PROBLEM DESCRIPTION - All lines from the beginning of the listing through the line with "sdss_limit = 5.33" are to be copied word for word; the pictures are not.

DATASET EXCERPT -
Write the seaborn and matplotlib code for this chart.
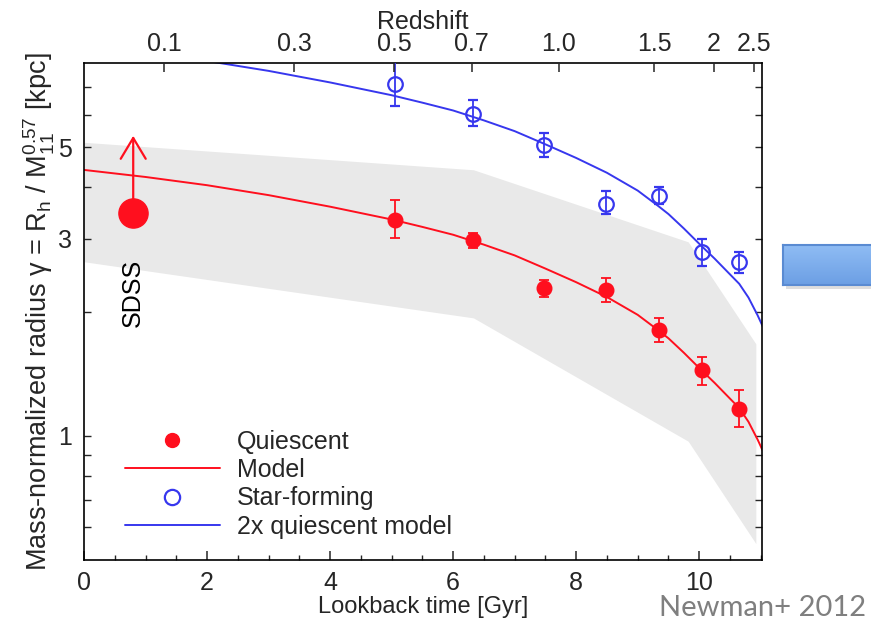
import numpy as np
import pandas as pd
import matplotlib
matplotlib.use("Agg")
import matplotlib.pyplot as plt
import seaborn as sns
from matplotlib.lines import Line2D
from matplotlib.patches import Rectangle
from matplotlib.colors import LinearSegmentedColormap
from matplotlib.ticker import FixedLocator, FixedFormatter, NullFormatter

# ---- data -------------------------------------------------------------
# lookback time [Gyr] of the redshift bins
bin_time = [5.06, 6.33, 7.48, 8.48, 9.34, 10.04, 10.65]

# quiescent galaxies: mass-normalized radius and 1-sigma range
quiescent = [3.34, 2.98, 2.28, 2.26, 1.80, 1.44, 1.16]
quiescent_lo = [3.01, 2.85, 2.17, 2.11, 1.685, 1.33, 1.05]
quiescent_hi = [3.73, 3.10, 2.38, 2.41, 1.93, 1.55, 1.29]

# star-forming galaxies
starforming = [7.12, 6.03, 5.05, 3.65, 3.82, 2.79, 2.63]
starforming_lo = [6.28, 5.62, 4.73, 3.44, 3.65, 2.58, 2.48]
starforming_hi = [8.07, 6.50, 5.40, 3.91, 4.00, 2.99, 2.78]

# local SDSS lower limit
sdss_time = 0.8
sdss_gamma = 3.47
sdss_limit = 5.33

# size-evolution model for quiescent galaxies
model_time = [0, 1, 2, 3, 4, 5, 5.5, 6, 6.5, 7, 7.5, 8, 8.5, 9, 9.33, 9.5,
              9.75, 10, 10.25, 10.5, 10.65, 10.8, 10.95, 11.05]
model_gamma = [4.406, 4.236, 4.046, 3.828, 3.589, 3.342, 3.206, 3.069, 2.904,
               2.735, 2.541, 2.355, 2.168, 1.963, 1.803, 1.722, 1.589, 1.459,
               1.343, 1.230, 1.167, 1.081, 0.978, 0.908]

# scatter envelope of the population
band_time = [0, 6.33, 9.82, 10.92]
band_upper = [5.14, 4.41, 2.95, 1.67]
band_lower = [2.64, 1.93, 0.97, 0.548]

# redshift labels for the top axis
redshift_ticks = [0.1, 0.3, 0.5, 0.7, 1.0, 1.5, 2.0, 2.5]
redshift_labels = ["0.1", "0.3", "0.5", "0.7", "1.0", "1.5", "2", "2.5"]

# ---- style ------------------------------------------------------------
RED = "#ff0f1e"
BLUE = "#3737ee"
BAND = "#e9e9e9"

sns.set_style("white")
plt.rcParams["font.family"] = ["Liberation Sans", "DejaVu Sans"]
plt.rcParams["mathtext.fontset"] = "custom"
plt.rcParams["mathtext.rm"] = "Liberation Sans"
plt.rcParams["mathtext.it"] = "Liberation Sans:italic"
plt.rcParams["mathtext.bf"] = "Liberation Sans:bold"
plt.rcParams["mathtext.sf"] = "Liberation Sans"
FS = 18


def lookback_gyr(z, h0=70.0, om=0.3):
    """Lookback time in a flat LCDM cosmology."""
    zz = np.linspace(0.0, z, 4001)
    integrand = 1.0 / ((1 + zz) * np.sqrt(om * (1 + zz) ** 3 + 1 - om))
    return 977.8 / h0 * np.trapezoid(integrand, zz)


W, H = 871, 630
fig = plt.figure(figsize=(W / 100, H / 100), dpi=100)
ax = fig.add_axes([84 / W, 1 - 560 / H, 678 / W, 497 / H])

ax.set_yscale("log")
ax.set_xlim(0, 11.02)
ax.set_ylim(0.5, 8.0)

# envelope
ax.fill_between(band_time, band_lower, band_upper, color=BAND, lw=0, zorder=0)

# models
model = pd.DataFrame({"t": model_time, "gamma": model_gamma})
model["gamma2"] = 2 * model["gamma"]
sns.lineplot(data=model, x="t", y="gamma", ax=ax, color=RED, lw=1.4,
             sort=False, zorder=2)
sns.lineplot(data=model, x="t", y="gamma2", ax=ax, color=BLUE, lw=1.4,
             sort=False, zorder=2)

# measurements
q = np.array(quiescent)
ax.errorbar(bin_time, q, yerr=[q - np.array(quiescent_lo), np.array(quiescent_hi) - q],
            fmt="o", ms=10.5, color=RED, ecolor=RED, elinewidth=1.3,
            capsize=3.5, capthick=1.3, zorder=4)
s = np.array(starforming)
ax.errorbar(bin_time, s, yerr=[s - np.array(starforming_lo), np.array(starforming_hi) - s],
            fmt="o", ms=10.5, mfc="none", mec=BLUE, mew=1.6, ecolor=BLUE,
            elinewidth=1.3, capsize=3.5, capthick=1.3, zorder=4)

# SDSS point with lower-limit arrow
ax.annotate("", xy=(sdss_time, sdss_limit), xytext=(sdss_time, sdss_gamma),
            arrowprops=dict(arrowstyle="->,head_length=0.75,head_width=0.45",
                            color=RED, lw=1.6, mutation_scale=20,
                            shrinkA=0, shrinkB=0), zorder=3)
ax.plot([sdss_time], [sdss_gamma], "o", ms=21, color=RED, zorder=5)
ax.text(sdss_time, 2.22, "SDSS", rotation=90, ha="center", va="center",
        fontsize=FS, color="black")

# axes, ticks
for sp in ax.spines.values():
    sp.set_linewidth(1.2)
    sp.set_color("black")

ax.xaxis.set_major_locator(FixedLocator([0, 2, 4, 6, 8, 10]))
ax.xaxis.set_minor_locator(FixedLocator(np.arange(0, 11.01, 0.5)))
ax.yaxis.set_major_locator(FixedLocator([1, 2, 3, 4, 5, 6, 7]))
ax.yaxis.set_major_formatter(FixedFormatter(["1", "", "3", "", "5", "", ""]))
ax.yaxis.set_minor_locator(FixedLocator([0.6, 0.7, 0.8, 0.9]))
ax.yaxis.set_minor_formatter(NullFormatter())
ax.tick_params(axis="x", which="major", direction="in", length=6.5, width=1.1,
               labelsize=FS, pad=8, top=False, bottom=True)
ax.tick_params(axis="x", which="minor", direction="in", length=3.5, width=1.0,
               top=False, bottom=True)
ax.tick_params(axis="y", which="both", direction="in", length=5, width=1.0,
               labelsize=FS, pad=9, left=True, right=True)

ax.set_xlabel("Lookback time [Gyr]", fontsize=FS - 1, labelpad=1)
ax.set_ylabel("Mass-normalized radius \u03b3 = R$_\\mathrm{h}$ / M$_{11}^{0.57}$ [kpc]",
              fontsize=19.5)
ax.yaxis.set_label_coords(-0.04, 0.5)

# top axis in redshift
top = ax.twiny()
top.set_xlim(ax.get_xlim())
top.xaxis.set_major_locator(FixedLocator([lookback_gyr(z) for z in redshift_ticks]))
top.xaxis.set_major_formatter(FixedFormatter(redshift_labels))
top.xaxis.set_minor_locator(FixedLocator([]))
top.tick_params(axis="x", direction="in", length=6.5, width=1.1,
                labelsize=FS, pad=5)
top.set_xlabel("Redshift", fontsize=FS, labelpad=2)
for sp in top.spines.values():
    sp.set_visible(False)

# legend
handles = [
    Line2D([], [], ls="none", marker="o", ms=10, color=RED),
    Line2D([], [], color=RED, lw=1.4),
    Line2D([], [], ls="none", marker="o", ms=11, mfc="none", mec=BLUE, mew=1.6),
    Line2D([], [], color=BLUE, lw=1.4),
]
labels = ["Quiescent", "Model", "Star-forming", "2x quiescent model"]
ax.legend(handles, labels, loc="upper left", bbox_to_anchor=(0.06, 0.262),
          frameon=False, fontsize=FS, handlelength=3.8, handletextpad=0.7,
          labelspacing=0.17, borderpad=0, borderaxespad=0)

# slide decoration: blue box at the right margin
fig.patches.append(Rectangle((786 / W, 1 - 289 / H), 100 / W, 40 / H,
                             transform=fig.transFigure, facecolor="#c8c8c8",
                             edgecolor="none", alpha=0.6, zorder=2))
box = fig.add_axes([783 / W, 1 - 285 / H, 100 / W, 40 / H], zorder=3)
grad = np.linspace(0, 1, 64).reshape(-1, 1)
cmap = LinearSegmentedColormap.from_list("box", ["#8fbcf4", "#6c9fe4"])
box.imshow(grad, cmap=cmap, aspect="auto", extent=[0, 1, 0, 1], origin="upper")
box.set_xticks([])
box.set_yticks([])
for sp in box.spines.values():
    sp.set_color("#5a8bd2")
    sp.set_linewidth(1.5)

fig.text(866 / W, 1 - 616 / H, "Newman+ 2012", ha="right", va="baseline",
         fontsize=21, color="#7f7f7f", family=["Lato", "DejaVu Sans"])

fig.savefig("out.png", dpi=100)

EXPECTED OUTPUT -
Write the seaborn and matplotlib code for this chart.
import numpy as np
import pandas as pd
import matplotlib
matplotlib.use("Agg")
import matplotlib.pyplot as plt
import seaborn as sns
from matplotlib.lines import Line2D
from matplotlib.patches import Rectangle
from matplotlib.colors import LinearSegmentedColormap
from matplotlib.ticker import FixedLocator, FixedFormatter, NullFormatter

# ---- data -------------------------------------------------------------
# lookback time [Gyr] of the redshift bins
bin_time = [5.06, 6.33, 7.48, 8.48, 9.34, 10.04, 10.65]

# quiescent galaxies: mass-normalized radius and 1-sigma range
quiescent = [3.34, 2.98, 2.28, 2.26, 1.80, 1.44, 1.16]
quiescent_lo = [3.01, 2.85, 2.17, 2.11, 1.685, 1.33, 1.05]
quiescent_hi = [3.73, 3.10, 2.38, 2.41, 1.93, 1.55, 1.29]

# star-forming galaxies
starforming = [7.12, 6.03, 5.05, 3.65, 3.82, 2.79, 2.63]
starforming_lo = [6.28, 5.62, 4.73, 3.44, 3.65, 2.58, 2.48]
starforming_hi = [8.07, 6.50, 5.40, 3.91, 4.00, 2.99, 2.78]

# local SDSS lower limit
sdss_time = 0.8
sdss_gamma = 3.47
sdss_limit = 5.33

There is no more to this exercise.